The band began making music together in 1996, but took a hiatus from 2006-2014.
“I felt like creatively we were going in different directions and I wanted to broaden my horizons with song selections,” said Newfield.
She went on to develop a solo career, as did Burns. Then in 2014, after performing at a benefit for a mutual friend, they began writing songs together again and enjoying the sound of their combined voices.
“We’re in a really fun and really creative time to be making country music because there are a lot of people out there that still really love a great, well-crafted, good story song,” Newfield said. “I think people really are drawn to authenticity. And we’re drawn to the sounds that we were raised on. Whether it be Johnny Cash and Loretta Lynn or the Allman Brothers and Ray Charles, those kinds of records you listen to and help mold you set the bar way high.”
Recorded in 2001, Trick Pony’s hit “Pour Me” is one of Newfield’s favorites because it was one of the first songs she and Burns wrote together. The musicians have shared the stage with Johnny Cash, Waylon Jennings, Willie Nelson, and Keith Urban, to name a few.
Like Niemann, who founded Free the Music USA to put musical instruments into the hands of children in need and joined the 8th Annual ACM Lifting Lives Music Camp in 2017, Trick Pony uses their talent to help others. After their tour manager had a heart aneurysm, in April they made their song “It’s a God Thing” available on iTunes, using it to contribute to his medical expenses.
“He was in really bad shape and the fact that he is upright and functioning, walking and talking is utterly amazing and a testament to a lot of faith and the power of medicine and what doctors can do,” said Newfield.
This is Newfield’s second trip to Alaska, “so I’m still fairly a newbie for the most part,” she said. “This year we’re broadening our scope.”
Erickson hopes bringing Backyard Country BBQ to Soldotna and Homer will be the first of many such events.
“People don’t realize until you put on a show how expensive and risky it is, but my hope is that I can do this every year,” he said
Andy Heuiser, events director for the Soldotna Chamber of Commerce, met Erickson last year when 36 Crazy Fists, a heavy metal band, performed in Soldotna.

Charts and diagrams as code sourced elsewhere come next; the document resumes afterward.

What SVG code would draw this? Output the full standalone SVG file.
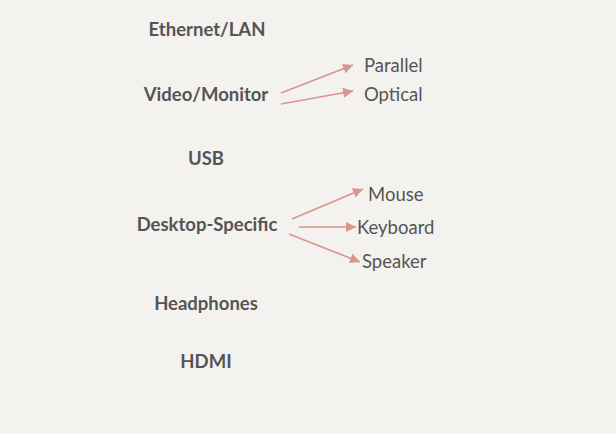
<svg xmlns="http://www.w3.org/2000/svg" width="616" height="434" viewBox="0 0 616 434">
<defs>
<marker id="ah" viewBox="0 0 10 10" refX="10" refY="5" markerWidth="10" markerHeight="10" markerUnits="userSpaceOnUse" orient="auto">
<path d="M0,0 L10,5 L0,10 z" fill="#d8968c"/>
</marker>
<style>
.b{font-family:Lato,"Open Sans",sans-serif;font-weight:bold;font-size:18.5px;fill:#555;text-anchor:middle}
.r{font-family:Lato,"Open Sans",sans-serif;font-size:18.5px;fill:#555}
.c line{stroke:#d8968c;stroke-width:1.6;marker-end:url(#ah)}
</style>
</defs>
<rect width="616" height="434" fill="#f3f2ef"/>
<g id="ethernet"><text class="b" x="207" y="36">Ethernet/LAN</text></g>
<g id="video"><text class="b" x="206" y="101">Video/Monitor</text></g>
<g id="usb"><text class="b" x="206" y="165">USB</text></g>
<g id="desktop"><text class="b" x="207" y="231">Desktop-Specific</text></g>
<g id="headphones"><text class="b" x="206" y="310">Headphones</text></g>
<g id="hdmi"><text class="b" x="206" y="368">HDMI</text></g>
<g id="parallel"><text class="r" x="364" y="72">Parallel</text></g>
<g id="optical"><text class="r" x="364" y="101">Optical</text></g>
<g id="mouse"><text class="r" x="368" y="201">Mouse</text></g>
<g id="keyboard"><text class="r" x="357" y="234">Keyboard</text></g>
<g id="speaker"><text class="r" x="362" y="268">Speaker</text></g>
<g id="connectors" class="c">
<line x1="281" y1="93" x2="353" y2="65"/>
<line x1="281" y1="104" x2="353" y2="91"/>
<line x1="292" y1="219" x2="363" y2="189"/>
<line x1="299" y1="227" x2="356" y2="227"/>
<line x1="289" y1="234" x2="360" y2="262"/>
</g>
</svg>
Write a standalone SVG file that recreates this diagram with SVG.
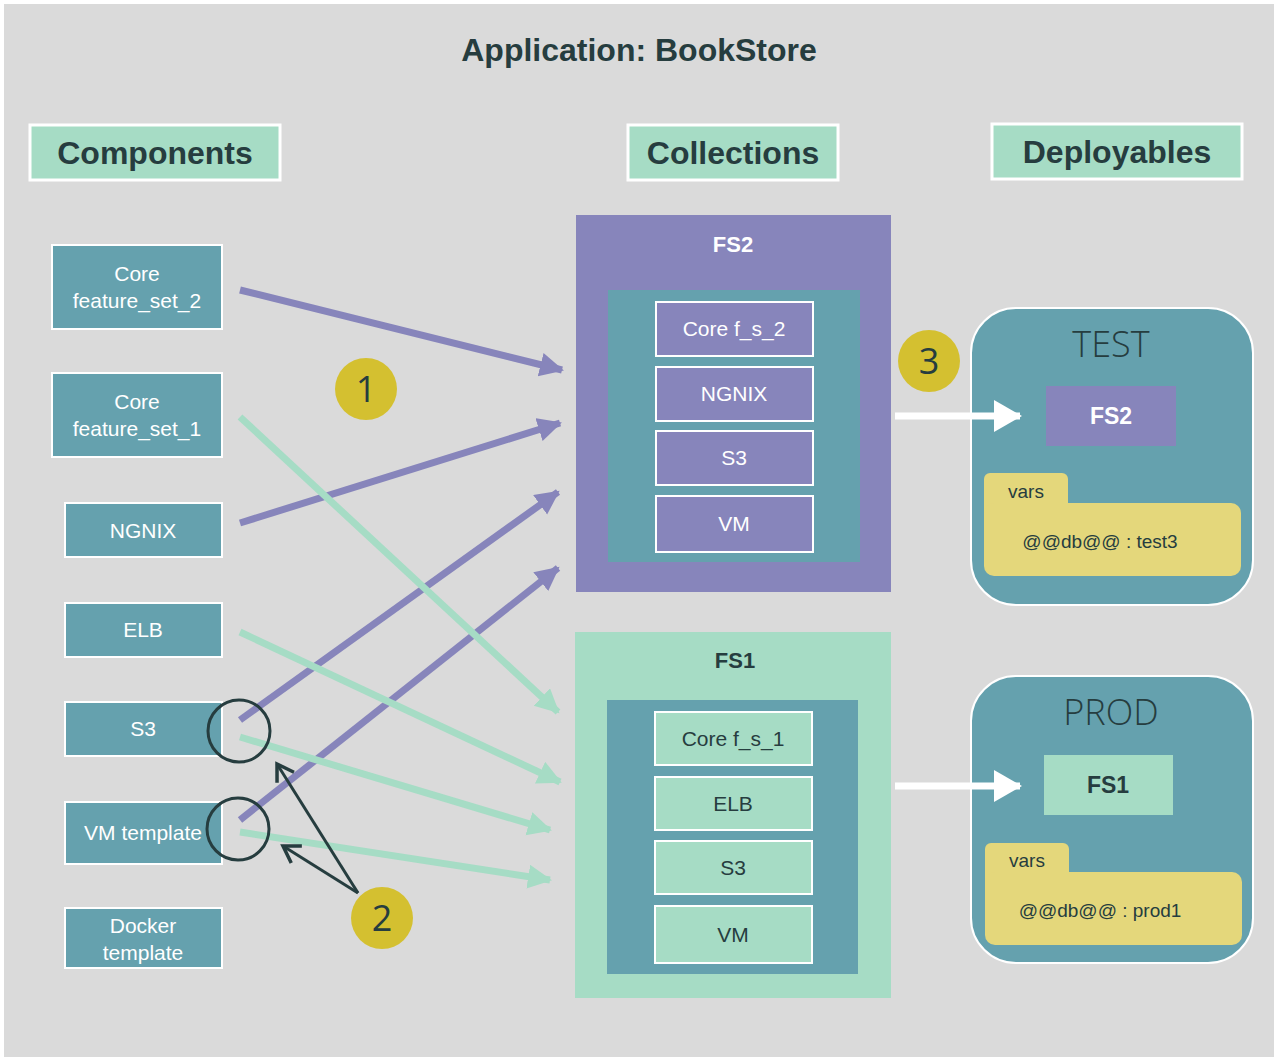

“(Erickson) was surprised to find Soldotna had a venue to accommodate these things, so he quickly reached out to us to see how we could collaborate. It’s always been our goal for things like that to come to the park. We’re pretty excited about it,” said Heuiser, who reported tickets sales are going well. Acknowledging the combined effort needed for Friday’s concert, Heuiser added, “We want to give a big thank-you to Soldotna Parks and Rec. This wouldn’t have happened without them.”
Beer and wine will be available at the Soldotna event and local food vendors will be on hand.
“This is our first-time-ever event, so we’re asking that the community support it,” said Ivan Ramos of Don Jose’s. “Hopefully, if we get enough people, this will be a yearly event where (Erickson) will be able to bring other big-name artists.”
Like Soldotna, the outdoor Homer event is family-friendly. Street tacos and beverages will be available.
In addition to Don Jose’s, Homer sponsors also include Oceanview Motel, the Windjammer and Bear Creek Winery.